Section 4: The "Secret Trick" for Overflow Prevention¶

The exponential function e^x grows very rapidly. If the input z is a large number (e.g., 1000), np.exp(1000) will return inf (infinity), causing an overflow error and breaking the entire calculation.

The Solution: We can subtract any arbitrary number from all input values z without changing the final result of the Softmax. Why? Because of the properties of exponents and division: $$ \frac{e^{z_1}}{e{z_1} + e^{z_2}} = \frac{e^{z_1} \cdot e^{-C}}{e{z_1} \cdot e^{-C} + e^{z_2} \cdot e^{-C}} = \frac{e^{z_1 - C}}{e^{z_1 - C} + e^{z_2 - C}} $$

So, what number should we subtract? The largest number (max) among the input values of that row.

Python

inputs = [1, 2, 3]
max_value = 3
shifted_inputs = [1-3, 2-3, 3-3] # -> [-2, -1, 0]

The benefits of this are: 1. The largest value after subtraction will be 0. (e^0 = 1) 2. All other values will be negative. (e to a negative power is always a number less than 1). 3. This ensures that the input to the exp function will never be a large positive number, thereby completely preventing overflow errors.

This is exactly why in the final code snippet of the book, you will see this line:

Python

exp_values = np.exp(inputs - np.max(inputs, axis=1, keepdims=True))

This is the complete, safe, and efficient version of Softmax.

Part 2: Abstract & Easy-to-Understand Explanation¶

Forget the math formulas and code. Imagine Softmax is a "Confidence Distribution Machine" for a talent competition.

1. The Preliminary Round - Raw Scores

Suppose there are 3 contestants (Dog, Cat, Bird) in a competition. The judges (the preceding neural network layer) give them raw scores. These scores can be messy: Raw Scores = [4.8, 1.21, 2.385]

Looking at these scores, we know the Dog contestant has the highest score, but how much "higher"? Is the lead "overwhelming"? It's hard to say.

2. Step 1: The "Hype" Machine - Exponentiation

To make the results clearer, the MC puts these scores into a "Hype" Machine. This machine has two functions: * No Negative Scores: It turns all scores into "enthusiasm" points (always positive). * Hypes Up the Best: This machine is extremely "biased." Whoever already has a high score gets hyped up to the moon, while those with low scores only get a slight boost.

After passing through the "Hype" Machine (i.e., e^x): Hype Scores = [121.5, 3.4, 10.9]

Now the difference is crystal clear! The Dog contestant not only has a higher score but is completely dominating the rest.
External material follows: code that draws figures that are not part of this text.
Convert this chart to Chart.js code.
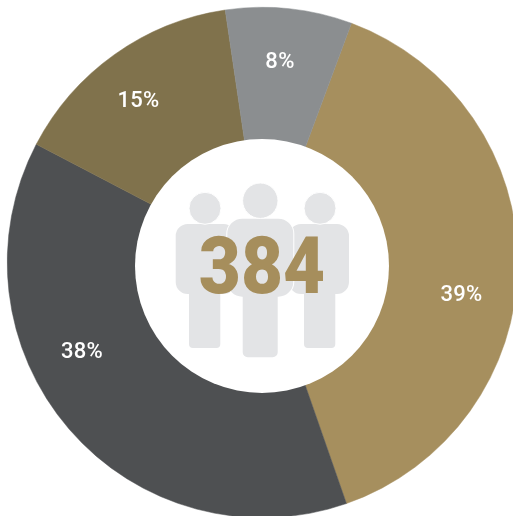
<!DOCTYPE html>
<html>
<head>
<meta charset="utf-8">
<style>
  html, body { margin: 0; padding: 0; background: #fff; overflow: hidden; width: 513px; height: 516px; }
  #wrap { position: relative; width: 513px; height: 516px; overflow: hidden; }
  canvas { position: absolute; left: 0; top: 0; }
</style>
</head>
<body>
<div id="wrap"><canvas id="donutChart" width="520" height="520" style="width:520px;height:520px"></canvas></div>
<script src="https://cdn.jsdelivr.net/npm/chart.js@4/dist/chart.umd.min.js"></script>
<script>
const segments = ['39%', '38%', '15%', '8%'];
const shares = [39, 38, 15, 8];
const colors = ['#a68f5e', '#4e5052', '#80724c', '#8b8e90'];
const totalPeople = '384';

// label centres, they are not at the slice middle in the original
const labelSpots = [[461.5, 295.5], [82, 352.5], [138.5, 101.5], [280, 62.5]];

function person(c, headX, headY, headR, torso, legs, gap) {
  const shape = new Path2D();
  shape.roundRect(torso[0], torso[1], torso[2], torso[3], torso[4]);
  shape.roundRect(legs[0], torso[1] + 20, legs[1] - legs[0], legs[2] - torso[1] - 20, legs[3]);
  c.strokeStyle = '#fff';
  c.lineWidth = gap;
  c.stroke(shape);
  c.fillStyle = '#e3e4e6';
  c.fill(shape);
  c.beginPath();
  c.arc(headX, headY, headR, 0, Math.PI * 2);
  c.fill();
  c.lineWidth = 1;
  c.stroke();
}

const centerPlugin = {
  id: 'centerPlugin',
  afterDatasetsDraw(chart) {
    const c = chart.ctx;
    c.save();
    // hole sits a bit lower than the ring centre
    c.fillStyle = '#fff';
    c.beginPath();
    c.arc(262, 266, 127, 0, Math.PI * 2);
    c.fill();

    person(c, 205, 208.3, 16, [175.7, 224, 60, 70, 12], [189, 220.3, 348, 4], 0);
    person(c, 320, 208.3, 16, [289, 224, 60, 70, 12], [304, 335.3, 348, 4], 0);
    person(c, 260.3, 200.7, 17.7, [227.3, 218.7, 66, 78, 15], [242.7, 277.7, 357.3, 5], 2);

    // center number
    c.fillStyle = '#a68e5c';
    c.textAlign = 'center';
    c.textBaseline = 'alphabetic';
    c.font = '900 79px Roboto';
    c.translate(262, 293);
    c.scale(0.92, 1);
    c.fillText(totalPeople, 0, 0);
    c.restore();

    c.save();
    c.fillStyle = '#fff';
    c.textAlign = 'center';
    c.textBaseline = 'middle';
    c.font = '500 22px Roboto';
    c.letterSpacing = '0.3px';
    segments.forEach((s, i) => {
      c.fillText(s, labelSpots[i][0], labelSpots[i][1]);
    });
    c.restore();
  }
};

new Chart(document.getElementById('donutChart').getContext('2d'), {
  type: 'doughnut',
  data: {
    labels: segments,
    datasets: [{
      data: shares,
      backgroundColor: colors,
      borderColor: colors,
      borderWidth: 0.5
    }]
  },
  options: {
    responsive: false,
    animation: false,
    rotation: 20.4,
    cutout: '45%',
    layout: { padding: { left: 7, right: 2, top: 7, bottom: 2 } },
    plugins: {
      legend: { display: false },
      tooltip: { enabled: false }
    }
  },
  plugins: [centerPlugin]
});
</script>
</body>
</html>
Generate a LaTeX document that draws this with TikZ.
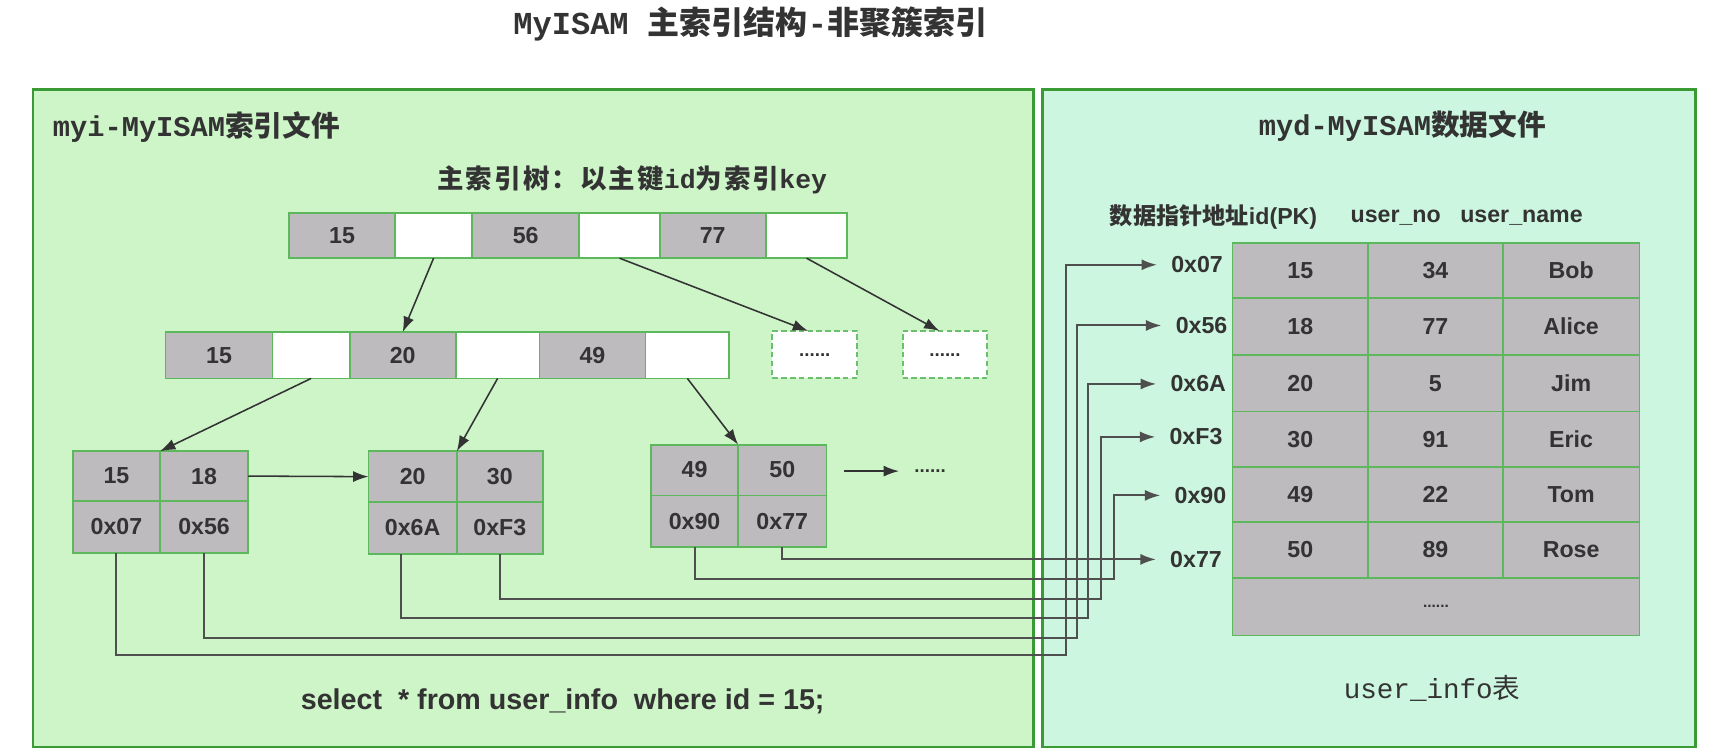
\documentclass[tikz,border=0pt]{standalone}
\usepackage{fontspec}
\setmainfont{Liberation Sans}
\newfontfamily\cjk{Noto Sans CJK SC}
\newfontfamily\cjkls[LetterSpace=8]{Noto Sans CJK SC}
\newfontfamily\mono{Liberation Mono}
\usetikzlibrary{arrows.meta,calc}
\definecolor{lpanel}{HTML}{CDF5C8}
\definecolor{rpanel}{HTML}{CCF6E0}
\definecolor{panelb}{HTML}{3A9B35}
\definecolor{cellb}{HTML}{5DB85D}
\definecolor{cellg}{HTML}{BEBBBF}
\definecolor{dashc}{HTML}{6CBF6C}
\definecolor{txt}{HTML}{333333}
\definecolor{arrc}{HTML}{333333}
\definecolor{linec}{HTML}{4F4F4F}
\newcommand\fsz[1]{\fontsize{#1}{#1}\selectfont}
\newcommand\cellnode[7]{\node[#1, minimum width={(#5-#3)*1pt}, minimum height={(#6-#4)*1pt}] (#2) at ({(#3+#5)/2},{(#4+#6)/2}) {#7};}
\begin{document}
\begin{tikzpicture}[x=1pt,y=-1pt,
  every node/.style={inner sep=0pt, outer sep=0pt, text=txt},
  lpanelst/.style={draw=panelb, line width=2.4pt, fill=lpanel},
  rpanelst/.style={draw=panelb, line width=2.4pt, fill=rpanel},
  gcell/.style={draw=cellb, line width=1.6pt, fill=cellg, font=\fsz{21}\bfseries},
  wcell/.style={draw=cellb, line width=1.6pt, fill=white},
  dbox/.style={draw=dashc, line width=1.8pt, dash pattern=on 5pt off 3pt, fill=white, font=\fsz{17}\bfseries},
  tarrow/.style={draw=arrc, line width=1.4pt, -{Latex[length=14pt,width=10pt]}},
  ptr/.style={draw=linec, line width=1.8pt, -{Latex[length=14pt,width=10pt]}, shorten >=13pt},
  plabel/.style={font=\fsz{21}\bfseries},
  hdr/.style={font=\fsz{21}\bfseries}
]
\fill[white] (0,0) rectangle (1568,682);
\useasboundingbox (0,0) rectangle (1568,682);

% title
\node (title) at (680,22) {\fsz{29}\bfseries\mono MyISAM \cjk 主索引结构\mono -\cjk 非聚簇索引};

% panels
\cellnode{lpanelst}{lp}{30}{81}{937}{677}{}
\cellnode{rpanelst}{rp}{945}{81}{1537}{677}{}

\node[anchor=west] (lt) at (48,115) {\fsz{26}\bfseries\mono myi-MyISAM\cjk 索引文件};
\node (rt) at (1271,114) {\fsz{26}\bfseries\mono myd-MyISAM\cjk 数据文件};
\node (tree) at (573,163) {\fsz{24}\bfseries\cjkls 主索引树：以主键{\mono id}为索引{\mono key}};

% top row
\cellnode{gcell}{t1}{262}{193}{358}{234}{15}
\cellnode{wcell}{t2}{358}{193}{428}{234}{}
\cellnode{gcell}{t3}{428}{193}{525}{234}{56}
\cellnode{wcell}{t4}{525}{193}{598}{234}{}
\cellnode{gcell}{t5}{598}{193}{694}{234}{77}
\cellnode{wcell}{t6}{694}{193}{768}{234}{}

% second row
\cellnode{gcell}{m1}{150}{301}{247}{343}{15}
\cellnode{wcell}{m2}{247}{301}{317}{343}{}
\cellnode{gcell}{m3}{317}{301}{413}{343}{20}
\cellnode{wcell}{m4}{413}{301}{489}{343}{}
\cellnode{gcell}{m5}{489}{301}{585}{343}{49}
\cellnode{wcell}{m6}{585}{301}{661}{343}{}
\cellnode{dbox}{d1}{700}{300}{777}{343}{......}
\cellnode{dbox}{d2}{818}{300}{895}{343}{......}

% leaves
\cellnode{gcell}{a1}{66}{409}{145}{454}{15}
\cellnode{gcell}{a2}{145}{409}{225}{454}{18}
\cellnode{gcell}{a3}{66}{454}{145}{501}{0x07}
\cellnode{gcell}{a4}{145}{454}{225}{501}{0x56}
\cellnode{gcell}{b1}{334}{409}{414}{455}{20}
\cellnode{gcell}{b2}{414}{409}{492}{455}{30}
\cellnode{gcell}{b3}{334}{455}{414}{502}{0x6A}
\cellnode{gcell}{b4}{414}{455}{492}{502}{0xF3}
\cellnode{gcell}{c1}{590}{403}{669}{449}{49}
\cellnode{gcell}{c2}{669}{403}{749}{449}{50}
\cellnode{gcell}{c3}{590}{449}{669}{496}{0x90}
\cellnode{gcell}{c4}{669}{449}{749}{496}{0x77}
\node[font=\fsz{17}\bfseries] (more) at (843,427) {......};

% tree arrows
\draw[tarrow] (t2.south) -- (m3.north);
\draw[tarrow] (t4.south) -- ([xshift=-6pt]d1.north);
\draw[tarrow] (t6.south) -- ([xshift=-5pt]d2.north);
\draw[tarrow] (m2.south) -- (a1.north east);
\draw[tarrow] (m4.south) -- (b1.north east);
\draw[tarrow] (m6.south) -- (c1.north east);
\draw[tarrow] (a2.east) -- (b1.west);
\coordinate (c2o) at (765,427);
\draw[tarrow] (c2o) -- ([xshift=-14pt]more.west);

% data file
\node[hdr, anchor=west] (h1) at (1006,197) {{\cjk 数据指针地址}id(PK)};
\node[hdr] (h2) at (1265,197) {user\_no};
\node[hdr] (h3) at (1379,197) {user\_name};

\cellnode{gcell}{r1c1}{1117}{220}{1240}{270}{15}
\cellnode{gcell}{r1c2}{1240}{220}{1362}{270}{34}
\cellnode{gcell}{r1c3}{1362}{220}{1486}{270}{Bob}
\cellnode{gcell}{r2c1}{1117}{270}{1240}{322}{18}
\cellnode{gcell}{r2c2}{1240}{270}{1362}{322}{77}
\cellnode{gcell}{r2c3}{1362}{270}{1486}{322}{Alice}
\cellnode{gcell}{r3c1}{1117}{322}{1240}{373}{20}
\cellnode{gcell}{r3c2}{1240}{322}{1362}{373}{5}
\cellnode{gcell}{r3c3}{1362}{322}{1486}{373}{Jim}
\cellnode{gcell}{r4c1}{1117}{373}{1240}{423}{30}
\cellnode{gcell}{r4c2}{1240}{373}{1362}{423}{91}
\cellnode{gcell}{r4c3}{1362}{373}{1486}{423}{Eric}
\cellnode{gcell}{r5c1}{1117}{423}{1240}{473}{49}
\cellnode{gcell}{r5c2}{1240}{423}{1362}{473}{22}
\cellnode{gcell}{r5c3}{1362}{423}{1486}{473}{Tom}
\cellnode{gcell}{r6c1}{1117}{473}{1240}{524}{50}
\cellnode{gcell}{r6c2}{1240}{473}{1362}{524}{89}
\cellnode{gcell}{r6c3}{1362}{473}{1486}{524}{Rose}
\cellnode{gcell}{r7}{1117}{524}{1486}{576}{\fsz{14}......}

\node[plabel] (p1) at (1085,240) {0x07};
\node[plabel] (p2) at (1089,295) {0x56};
\node[plabel] (p3) at (1086,348) {0x6A};
\node[plabel] (p4) at (1084,396) {0xF3};
\node[plabel] (p5) at (1088,449) {0x90};
\node[plabel] (p6) at (1084,507) {0x77};

% pointers
\draw[ptr] (a3.south) |- (966,594) |- (p1.west);
\draw[ptr] (a4.south) |- (976,578) |- (p2.west);
\draw[ptr] ([xshift=-11pt]b3.south) |- (986,560) |- (p3.west);
\draw[ptr] (b4.south) |- (998,543) |- (p4.west);
\draw[ptr] (c3.south) |- (1010,525) |- (p5.west);
\draw[ptr] (c4.south) |- (p6.west);

\node (sql) at (510,636) {\fsz{26}\bfseries select\ \ * from user\_info\ \ where id = 15;};
\node (tbl) at (1298,624) {\fsz{25}\mono user\_info\cjk 表};
\end{tikzpicture}
\end{document}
3. Step 2: Slicing the "Confidence Pie" - Normalization

Now, to make it easy for the audience to understand, the MC decides to stop using hype scores and instead divide a 100% "confidence pie" among the 3 contestants, based on the ratio of their hype scores.

Total Hype Score = 121.5 + 3.4 + 10.9 = 135.8
Dog's Slice of the Pie: 121.5 / 135.8 ≈ 89.5%
Cat's Slice of the Pie: 3.4 / 135.8 ≈ 2.5%
Bird's Slice of the Pie: 10.9 / 135.8 ≈ 8.0%

The Final Result: Confidence Levels = [0.895, 0.025, 0.080]

This is the output of Softmax. It gives us a very clear conclusion: "Based on the performance, I am 89.5% confident that the winner is the Dog."

Regarding the "overflow prevention trick": Imagine a judge gets overly excited and gives a score of 1000. The "Hype" Machine would "burn out" (overflow). A clever MC realizes that what matters is the difference between scores, not the absolute scores themselves. So, before putting them in the machine, he finds the highest score (1000) and subtracts it from everyone's score. The final result after slicing the pie remains exactly the same, but the hype machine is saved!

In summary, Softmax does two things:

It uses the exponential function e^x to amplify the highest score, making it a clear "front-runner."
It normalizes those amplified scores into a percentage (or probability), so that they all add up to 1.